When is Hospice Care Appropriate?

Hospice care should be considered anytime you or a loved one has been diagnosed with a life-limiting illness. It is appropriate to discuss all of the care options available with your physician, including hospice.

Common illnesses appropriate for hospice care include the later stages of Alzheimer’s and other dementias, cancer, heart disease, lung disease, AIDS, and ALS, among others. Patients diagnosed with these illnesses are eligible for hospice care when their physician determines that, given the natural course of the illness, life expectancy is six months or less. At that time, comfort care and symptom management become the primary focus, and continuing treatment is no longer beneficial or desired by the patient. A good question to ask yourself is, would I be surprised if my loved ones were not here in a year?

Hospice care provides a higher level of support, unlike any other. A multi-disciplinary team of physicians, registered nurses, certified nursing assistants, medical social workers, spiritual counselors, grief counselors and volunteers works together to address the physical, social, emotional and spiritual needs of each patient and family.
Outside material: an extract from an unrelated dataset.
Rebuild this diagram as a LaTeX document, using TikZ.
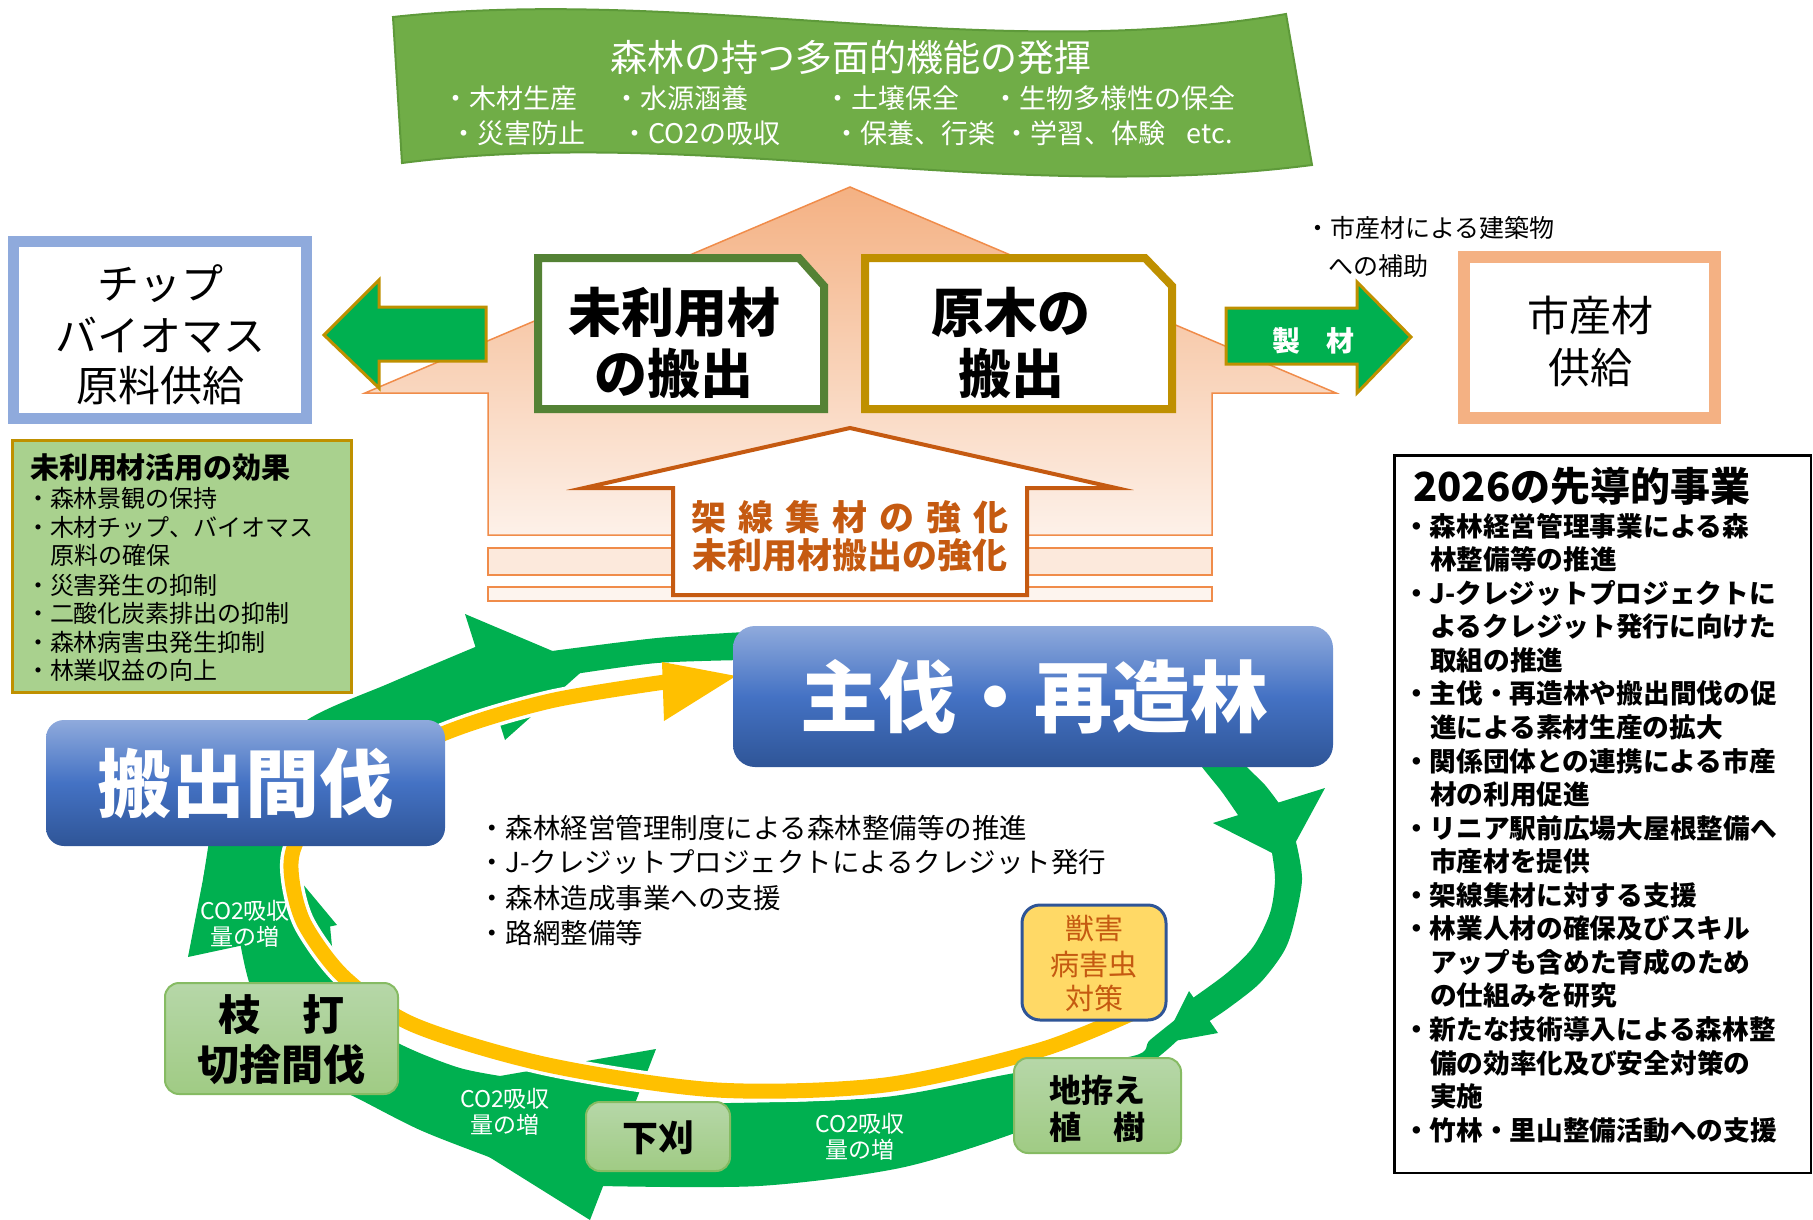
\documentclass[tikz,border=0pt]{standalone}
\usepackage{fontspec}
\setmainfont{Noto Sans CJK JP}
\definecolor{banG}{HTML}{70AD47}
\definecolor{banB}{HTML}{5E9A3A}
\definecolor{ringG}{HTML}{00B050}
\definecolor{yel}{HTML}{FFC000}
\definecolor{gold}{HTML}{BF9000}
\definecolor{darkG}{HTML}{548235}
\definecolor{chipB}{HTML}{8FAADC}
\definecolor{peach}{HTML}{F4B183}
\definecolor{peachL}{HTML}{FDF1E9}
\definecolor{orLine}{HTML}{F08C4A}
\definecolor{brownO}{HTML}{C55A11}
\definecolor{effG}{HTML}{A9D18E}
\definecolor{blueT}{HTML}{8FAADC}
\definecolor{blueM}{HTML}{4472C4}
\definecolor{blueB}{HTML}{2F5597}
\definecolor{lgT}{HTML}{B6D7A8}
\definecolor{lgB}{HTML}{A0CB84}
\definecolor{lgLine}{HTML}{86BB63}
\definecolor{pestY}{HTML}{FFD966}
\newcommand\myfs[1]{\fontsize{#1}{#1}\selectfont}
\tikzset{
  txt/.style={inner sep=0pt, outer sep=0pt},
  bluebox/.style={rounded corners=18pt, top color=blueT, bottom color=blueB, middle color=blueM, inner sep=0pt},
  greenbox/.style={draw=lgLine, line width=2pt, rounded corners=14pt, top color=lgT, bottom color=lgB, inner sep=0pt},
  co2/.style={txt, anchor=base, font={\myfs{23}}, text=white},
}
\begin{document}
\begin{tikzpicture}[x=1pt,y=-1pt]
\useasboundingbox (0,0) rectangle (1813,1220);

% ---------- banner ----------
\path[fill=banG, draw=banB, line width=2pt] (393,17) .. controls (690,-15) and (990,65) .. (1286,14) -- (1312,165) .. controls (1000,205) and (700,125) .. (402,163) -- cycle;
\node[txt, anchor=base, font={\myfs{37}}, text=white] (bt) at (851,72) {森林の持つ多面的機能の発揮};
\node[txt, anchor=base west, font={\myfs{27}}, text=white] (b1) at (442,109) {・木材生産};
\node[txt, anchor=base west, font={\myfs{27}}, text=white] (b2) at (613,109) {・水源涵養};
\node[txt, anchor=base west, font={\myfs{27}}, text=white] (b3) at (824,109) {・土壌保全};
\node[txt, anchor=base west, font={\myfs{27}}, text=white] (b4) at (992,109) {・生物多様性の保全};
\node[txt, anchor=base west, font={\myfs{27}}, text=white] (b5) at (450,144) {・災害防止};
\node[txt, anchor=base west, font={\myfs{27}}, text=white] (b6) at (621,144) {・CO2の吸収};
\node[txt, anchor=base west, font={\myfs{27}}, text=white] (b7) at (833,144) {・保養、行楽};
\node[txt, anchor=base west, font={\myfs{27}}, text=white] (b8) at (1003,144) {・学習、体験\hspace{22pt}etc.};

% ---------- house arrow ----------
\path[draw=orLine, line width=1.5pt, top color=peach, bottom color=peachL] (850,187) -- (1336,393) -- (1212,393) -- (1212,535) -- (488,535) -- (488,393) -- (365,393) -- cycle;
\path[draw=orLine, line width=1.5pt, fill=peach!28] (488,548) rectangle (1212,575);
\path[draw=orLine, line width=1.5pt, fill=peach!14] (488,587) rectangle (1212,601);

% side arrows
\path[fill=ringG, draw=gold, line width=3pt] (324,335) -- (379,280) -- (379,307) -- (486,307) -- (486,361) -- (379,361) -- (379,388) -- cycle;
\path[fill=ringG, draw=gold, line width=3pt] (1226,308) -- (1357,308) -- (1357,282) -- (1411,337) -- (1357,393) -- (1357,364) -- (1226,364) -- cycle;
\node[txt, anchor=base, font={\myfs{28}\bfseries}, text=white] (sei) at (1286,351) {製};
\node[txt, anchor=base, font={\myfs{28}\bfseries}, text=white] (zai) at (1340,351) {材};

% snip boxes
\path[draw=darkG, line width=8pt, fill=white] (538,258) -- (799,258) -- (824,286) -- (824,409) -- (538,409) -- cycle;
\path[draw=gold, line width=8pt, fill=white] (865,258) -- (1145,258) -- (1172,286) -- (1172,409) -- (865,409) -- cycle;
\node[txt, anchor=base, font={\myfs{53}\bfseries}] (mr1) at (674,332) {未利用材};
\node[txt, anchor=base, font={\myfs{53}\bfseries}] (mr2) at (674,393) {の搬出};
\node[txt, anchor=base, font={\myfs{53}\bfseries}] (gb1) at (1011,332) {原木の};
\node[txt, anchor=base, font={\myfs{53}\bfseries}] (gb2) at (1011,393) {搬出};

% inner arrow
\path[draw=brownO, line width=4pt, fill=white] (850,428) -- (1116,488) -- (1027,488) -- (1027,595) -- (673,595) -- (673,488) -- (584,488) -- cycle;
\node[txt, anchor=base, font={\myfs{35}\bfseries}, text=brownO] (ia1) at (850,530) {\hbox to 318pt{架\hfil 線\hfil 集\hfil 材\hfil の\hfil 強\hfil 化}};
\node[txt, anchor=base, font={\myfs{35}\bfseries}, text=brownO] (ia2) at (850,568) {未利用材搬出の強化};

% chip box
\node[draw=chipB, line width=11pt, fill=white, minimum width=293pt, minimum height=177pt, inner sep=0pt] (chip) at (160,330) {};
\node[txt, anchor=base, font={\myfs{42}}] (c1) at (160,299) {チップ};
\node[txt, anchor=base, font={\myfs{42}}] (c2) at (160,351) {バイオマス};
\node[txt, anchor=base, font={\myfs{42}}] (c3) at (160,401) {原料供給};

% city wood box
\node[draw=peach, line width=12pt, fill=white, minimum width=251pt, minimum height=161pt, inner sep=0pt] (city) at (1589.5,337.5) {};
\node[txt, anchor=base, font={\myfs{42}}] (s1) at (1590,331) {市産材};
\node[txt, anchor=base, font={\myfs{42}}] (s2) at (1590,383) {供給};
\node[txt, anchor=base west, font={\myfs{25}}] (h1) at (1305,237) {・市産材による建築物};
\node[txt, anchor=base west, font={\myfs{25}}] (h2) at (1328,275) {への補助};

% effects box
\node[draw=gold, line width=3pt, fill=effG, minimum width=339pt, minimum height=252pt, inner sep=0pt] (eff) at (182,566.5) {};
\node[txt, anchor=base west, font={\myfs{29}\bfseries}] (et) at (30,478) {未利用材活用の効果};
\foreach \xx/\yy/\lt [count=\i] in {26/507/・森林景観の保持, 26/536/・木材チップ、バイオマス, 50/564/原料の確保, 26/594/・災害発生の抑制, 26/622/・二酸化炭素排出の抑制, 26/651/・森林病害虫発生抑制, 26/679/・林業収益の向上}{
  \node[txt, anchor=base west, font={\myfs{24}}] (e\i) at (\xx,\yy) {\lt};
}

% ---------- green ring ----------
\fill[ringG] plot[smooth] coordinates {(250,775) (307,720) (390,683) (480,645)} -- plot[smooth] coordinates {(502,712) (445,722) (400,740) (330,790)} -- cycle;
\fill[ringG] (465,614) -- (588,666) -- (505,740) -- cycle;
\fill[ringG] plot[smooth] coordinates {(552,651) (657,638) (745,632)} -- plot[smooth] coordinates {(745,660) (657,663) (575,674)} -- cycle;
\fill[ringG] plot[smooth] coordinates {(1195,755) (1202,767) (1222,792) (1240,818)} -- plot[smooth] coordinates {(1281,806) (1265,785) (1247,767) (1240,755)} -- cycle;
\fill[ringG] (1213,823) -- (1325,788) -- (1286,860) -- cycle;
\fill[ringG] plot[smooth] coordinates {(1296,842) (1302,880) (1293,927) (1283,953) (1260,983) (1230,1007) (1205,1024)} -- plot[smooth] coordinates {(1190,1000) (1227,973) (1253,947) (1270,913) (1275,880) (1272,853)} -- cycle;
\fill[ringG] (1189,991) -- (1218,1033) -- (1163,1043) -- cycle;
\fill[ringG] plot[smooth] coordinates {(1180,1016) (1150,1040) (1133,1056) (1015,1073) (885,1097) (730,1103) (620,1102)} -- plot[smooth] coordinates {(600,1186) (759,1186) (900,1168) (1015,1133) (1080,1103) (1150,1063) (1182,1036)} -- cycle;
\fill[ringG] (656,1049) -- (590,1220) -- (390,1095) -- cycle;
\fill[ringG] plot[smooth] coordinates {(520,1079) (460,1068) (398,1043) (360,1015) (338,985) (330,925)} -- plot[smooth] coordinates {(240,942) (250,985) (275,1040) (320,1080) (357,1098) (420,1130) (489,1157) (525,1170)} -- cycle;
\fill[ringG] (188,957) -- (337,925) -- (221,786) -- cycle;
\fill[ringG] (203,880) -- (210,835) -- (290,835) -- (298,878) -- cycle;

% ---------- yellow ring ----------
\draw[white, line width=22pt] plot[smooth] coordinates {(1135,1012) (1040,1050) (885,1085) (717,1090) (548,1065) (414,1025) (345,978) (305,925) (292,880) (295,845) (330,790) (445,733) (550,701) (655,684)};
\draw[yel, line width=15pt] plot[smooth] coordinates {(1135,1012) (1040,1050) (885,1085) (717,1090) (548,1065) (414,1025) (345,978) (305,925) (292,880) (295,845) (330,790) (445,733) (550,701) (665,682)};
\fill[yel] (662,662) -- (736,676) -- (664,721) -- cycle;

% ---------- cycle boxes ----------
\node[bluebox, minimum width=399pt, minimum height=126pt] (hanshutsu) at (245.5,783) {};
\node[txt, anchor=base, font={\myfs{74}\bfseries}, text=white] (hst) at (245,811) {搬出間伐};
\node[bluebox, rounded corners=22pt, minimum width=600pt, minimum height=141pt] (shubatsu) at (1033,696.5) {};
\node[txt, anchor=base, font={\myfs{78}\bfseries}, text=white] (sbt) at (1034,726) {主伐・再造林};

\node[draw=blueB, line width=3pt, fill=pestY, rounded corners=18pt, minimum width=144pt, minimum height=115pt, inner sep=0pt] (pest) at (1094,962.5) {};
\node[txt, anchor=base, font={\myfs{29}}, text=brownO] (p1) at (1094,939) {獣害};
\node[txt, anchor=base, font={\myfs{29}}, text=brownO] (p2) at (1094,975) {病害虫};
\node[txt, anchor=base, font={\myfs{29}}, text=brownO] (p3) at (1094,1009) {対策};

\node[greenbox, minimum width=233pt, minimum height=111pt] (eda) at (281.5,1038.5) {};
\node[txt, anchor=base, font={\myfs{42}\bfseries}] (ed1) at (281,1030) {枝　打};
\node[txt, anchor=base, font={\myfs{42}\bfseries}] (ed2) at (281,1080) {切捨間伐};

\node[greenbox, minimum width=144pt, minimum height=69pt] (shita) at (658,1136.5) {};
\node[txt, anchor=base, font={\myfs{36}\bfseries}] (st) at (658,1151) {下刈};

\node[greenbox, minimum width=167pt, minimum height=95pt] (ji) at (1097.5,1105.5) {};
\node[txt, anchor=base, font={\myfs{32}\bfseries}] (j1) at (1097,1102) {地拵え};
\node[txt, anchor=base, font={\myfs{32}\bfseries}] (j2) at (1097,1139) {植　樹};

% CO2 labels
\node[co2] (co2a) at (245,919) {CO2吸収};
\node[co2] (co2b) at (245,945) {量の増};
\node[co2] (co2c) at (505,1107) {CO2吸収};
\node[co2] (co2d) at (505,1133) {量の増};
\node[co2] (co2e) at (860,1132) {CO2吸収};
\node[co2] (co2f) at (860,1158) {量の増};

% middle text
\node[txt, anchor=base west, font={\myfs{27.5}}] (m1) at (478,838) {・森林経営管理制度による森林整備等の推進};
\node[txt, anchor=base west, font={\myfs{27.5}}] (m2) at (478,872) {・J-クレジットプロジェクトによるクレジット発行};
\node[txt, anchor=base west, font={\myfs{27.5}}] (m3) at (478,908) {・森林造成事業への支援};
\node[txt, anchor=base west, font={\myfs{27.5}}] (m4) at (478,943) {・路網整備等};

% ---------- right panel ----------
\node[draw=black, line width=2.5pt, fill=white, minimum width=416.5pt, minimum height=717.5pt, inner sep=0pt] (panel) at (1602.5,814) {};
\node[txt, anchor=base west, font={\myfs{40}\bfseries}] (pt) at (1413,501) {2026の先導的事業};
\foreach \xx/\lt [count=\i from 0] in {1403/・森林経営管理事業による森, 1430/林整備等の推進, 1403/・J-クレジットプロジェクトに, 1430/よるクレジット発行に向けた, 1430/取組の推進, 1403/・主伐・再造林や搬出間伐の促, 1430/進による素材生産の拡大, 1403/・関係団体との連携による市産, 1430/材の利用促進, 1403/・リニア駅前広場大屋根整備へ, 1430/市産材を提供, 1403/・架線集材に対する支援, 1403/・林業人材の確保及びスキル, 1430/アップも含めた育成のため, 1430/の仕組みを研究, 1403/・新たな技術導入による森林整, 1430/備の効率化及び安全対策の, 1430/実施, 1403/・竹林・里山整備活動への支援}{
  \pgfmathsetmacro\yy{536.1+33.56*\i}
  \node[txt, anchor=base west, font={\myfs{26.7}\bfseries}] (rp\i) at (\xx,\yy) {\lt};
}
\end{tikzpicture}
\end{document}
Hospice Alliance teams provide care to patients wherever they call home including a personal residence, home of a loved one, assisted living or skilled nursing or in one of hospice alliance’s home-like residential care facilities, regardless of the patient’s age or ability to pay.

Hospice Alliance encircles each patient and family by providing expert care in pain relief and symptom management, emotional and spiritual counseling (if desired) and grief support.The most frequent thing we hear from patients and families is, “we wish we would have called you sooner.”

You should contact your physician if you or a loved one experiences one or more of these signs:

  • Multiple admissions to the hospital in a short period of time
  • Unexplained weight loss with a noticeable difference in how clothing fits
  • Spending most of the day in a chair or bed
  • Shortness of breath while sitting or lying down
  • Multiple falls within a 6-month period
  • Symptoms (such as pain) have become unmanageable

Resources:

Information on Caring Connections can assist people in making decisions about end-of-life care and services before they are absolutely needed. It is offered as a program of the National Hospice and Palliative Care Organization, which also provides quality resource materials and information.
The National Hospice Foundation and the Hospice Foundation offer valuable supporting resources as well.